INSTRUCTIONS TO FOLLOW: Your copy of the material must match it exactly, except that pictures are dropped.
☆ ☆ ☆ ☆
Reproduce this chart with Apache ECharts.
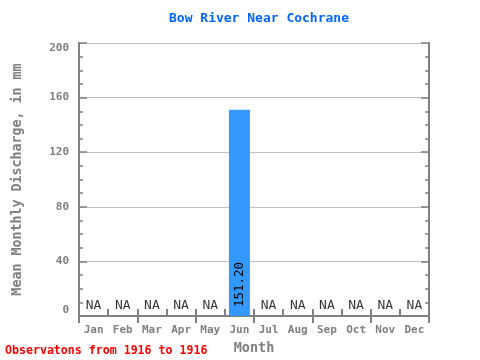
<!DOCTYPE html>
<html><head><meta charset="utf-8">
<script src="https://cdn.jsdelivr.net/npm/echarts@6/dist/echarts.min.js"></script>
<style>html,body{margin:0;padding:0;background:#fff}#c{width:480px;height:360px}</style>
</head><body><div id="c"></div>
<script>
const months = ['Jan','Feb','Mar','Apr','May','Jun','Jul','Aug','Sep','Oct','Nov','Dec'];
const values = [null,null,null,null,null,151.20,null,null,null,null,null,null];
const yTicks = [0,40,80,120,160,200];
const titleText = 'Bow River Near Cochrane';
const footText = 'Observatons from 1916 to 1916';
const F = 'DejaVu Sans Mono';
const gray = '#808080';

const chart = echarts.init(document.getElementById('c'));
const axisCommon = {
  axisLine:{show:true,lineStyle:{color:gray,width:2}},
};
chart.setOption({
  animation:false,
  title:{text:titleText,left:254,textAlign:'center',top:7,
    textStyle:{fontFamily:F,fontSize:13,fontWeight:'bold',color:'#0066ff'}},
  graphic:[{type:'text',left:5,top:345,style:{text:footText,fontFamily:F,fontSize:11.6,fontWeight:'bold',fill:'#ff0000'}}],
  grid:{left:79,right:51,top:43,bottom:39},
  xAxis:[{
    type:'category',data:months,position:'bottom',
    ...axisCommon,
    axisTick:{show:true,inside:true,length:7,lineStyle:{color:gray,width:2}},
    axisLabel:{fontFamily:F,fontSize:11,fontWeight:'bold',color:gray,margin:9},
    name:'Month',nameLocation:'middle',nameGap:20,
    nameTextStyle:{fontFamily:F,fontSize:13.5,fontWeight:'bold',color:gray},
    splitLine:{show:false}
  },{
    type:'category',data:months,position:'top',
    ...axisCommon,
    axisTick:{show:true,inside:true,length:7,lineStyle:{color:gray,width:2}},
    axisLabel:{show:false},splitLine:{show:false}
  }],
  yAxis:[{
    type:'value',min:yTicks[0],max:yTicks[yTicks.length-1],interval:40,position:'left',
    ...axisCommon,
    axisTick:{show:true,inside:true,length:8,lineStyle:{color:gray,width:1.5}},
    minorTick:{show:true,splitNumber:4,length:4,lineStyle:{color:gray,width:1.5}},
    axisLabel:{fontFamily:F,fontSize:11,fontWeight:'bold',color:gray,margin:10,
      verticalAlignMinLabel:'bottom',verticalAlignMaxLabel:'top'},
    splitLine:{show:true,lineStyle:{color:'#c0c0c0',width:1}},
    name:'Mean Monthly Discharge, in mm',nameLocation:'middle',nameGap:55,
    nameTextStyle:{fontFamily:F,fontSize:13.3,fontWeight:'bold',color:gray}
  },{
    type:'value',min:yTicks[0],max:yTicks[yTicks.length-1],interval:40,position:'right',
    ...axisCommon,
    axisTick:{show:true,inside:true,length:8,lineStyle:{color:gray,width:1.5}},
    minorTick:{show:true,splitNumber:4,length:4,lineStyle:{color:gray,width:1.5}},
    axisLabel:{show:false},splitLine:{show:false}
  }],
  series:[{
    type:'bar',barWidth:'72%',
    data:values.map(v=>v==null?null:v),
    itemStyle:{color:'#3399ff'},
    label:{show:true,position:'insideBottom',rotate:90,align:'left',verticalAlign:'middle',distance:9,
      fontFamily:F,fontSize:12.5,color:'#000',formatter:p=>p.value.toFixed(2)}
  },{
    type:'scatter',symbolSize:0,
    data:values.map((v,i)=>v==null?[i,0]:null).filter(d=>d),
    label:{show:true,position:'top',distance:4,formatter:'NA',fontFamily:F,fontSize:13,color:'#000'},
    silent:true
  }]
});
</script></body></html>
☆ ☆ ☆ ☆
FINAL RESULT:
Reproduce this chart with Apache ECharts.
<!DOCTYPE html>
<html><head><meta charset="utf-8">
<script src="https://cdn.jsdelivr.net/npm/echarts@6/dist/echarts.min.js"></script>
<style>html,body{margin:0;padding:0;background:#fff}#c{width:480px;height:360px}</style>
</head><body><div id="c"></div>
<script>
const months = ['Jan','Feb','Mar','Apr','May','Jun','Jul','Aug','Sep','Oct','Nov','Dec'];
const values = [null,null,null,null,null,151.20,null,null,null,null,null,null];
const yTicks = [0,40,80,120,160,200];
const titleText = 'Bow River Near Cochrane';
const footText = 'Observatons from 1916 to 1916';
const F = 'DejaVu Sans Mono';
const gray = '#808080';

const chart = echarts.init(document.getElementById('c'));
const axisCommon = {
  axisLine:{show:true,lineStyle:{color:gray,width:2}},
};
chart.setOption({
  animation:false,
  title:{text:titleText,left:254,textAlign:'center',top:7,
    textStyle:{fontFamily:F,fontSize:13,fontWeight:'bold',color:'#0066ff'}},
  graphic:[{type:'text',left:5,top:345,style:{text:footText,fontFamily:F,fontSize:11.6,fontWeight:'bold',fill:'#ff0000'}}],
  grid:{left:79,right:51,top:43,bottom:39},
  xAxis:[{
    type:'category',data:months,position:'bottom',
    ...axisCommon,
    axisTick:{show:true,inside:true,length:7,lineStyle:{color:gray,width:2}},
    axisLabel:{fontFamily:F,fontSize:11,fontWeight:'bold',color:gray,margin:9},
    name:'Month',nameLocation:'middle',nameGap:20,
    nameTextStyle:{fontFamily:F,fontSize:13.5,fontWeight:'bold',color:gray},
    splitLine:{show:false}
  },{
    type:'category',data:months,position:'top',
    ...axisCommon,
    axisTick:{show:true,inside:true,length:7,lineStyle:{color:gray,width:2}},
    axisLabel:{show:false},splitLine:{show:false}
  }],
  yAxis:[{
    type:'value',min:yTicks[0],max:yTicks[yTicks.length-1],interval:40,position:'left',
    ...axisCommon,
    axisTick:{show:true,inside:true,length:8,lineStyle:{color:gray,width:1.5}},
    minorTick:{show:true,splitNumber:4,length:4,lineStyle:{color:gray,width:1.5}},
    axisLabel:{fontFamily:F,fontSize:11,fontWeight:'bold',color:gray,margin:10,
      verticalAlignMinLabel:'bottom',verticalAlignMaxLabel:'top'},
    splitLine:{show:true,lineStyle:{color:'#c0c0c0',width:1}},
    name:'Mean Monthly Discharge, in mm',nameLocation:'middle',nameGap:55,
    nameTextStyle:{fontFamily:F,fontSize:13.3,fontWeight:'bold',color:gray}
  },{
    type:'value',min:yTicks[0],max:yTicks[yTicks.length-1],interval:40,position:'right',
    ...axisCommon,
    axisTick:{show:true,inside:true,length:8,lineStyle:{color:gray,width:1.5}},
    minorTick:{show:true,splitNumber:4,length:4,lineStyle:{color:gray,width:1.5}},
    axisLabel:{show:false},splitLine:{show:false}
  }],
  series:[{
    type:'bar',barWidth:'72%',
    data:values.map(v=>v==null?null:v),
    itemStyle:{color:'#3399ff'},
    label:{show:true,position:'insideBottom',rotate:90,align:'left',verticalAlign:'middle',distance:9,
      fontFamily:F,fontSize:12.5,color:'#000',formatter:p=>p.value.toFixed(2)}
  },{
    type:'scatter',symbolSize:0,
    data:values.map((v,i)=>v==null?[i,0]:null).filter(d=>d),
    label:{show:true,position:'top',distance:4,formatter:'NA',fontFamily:F,fontSize:13,color:'#000'},
    silent:true
  }]
});
</script></body></html>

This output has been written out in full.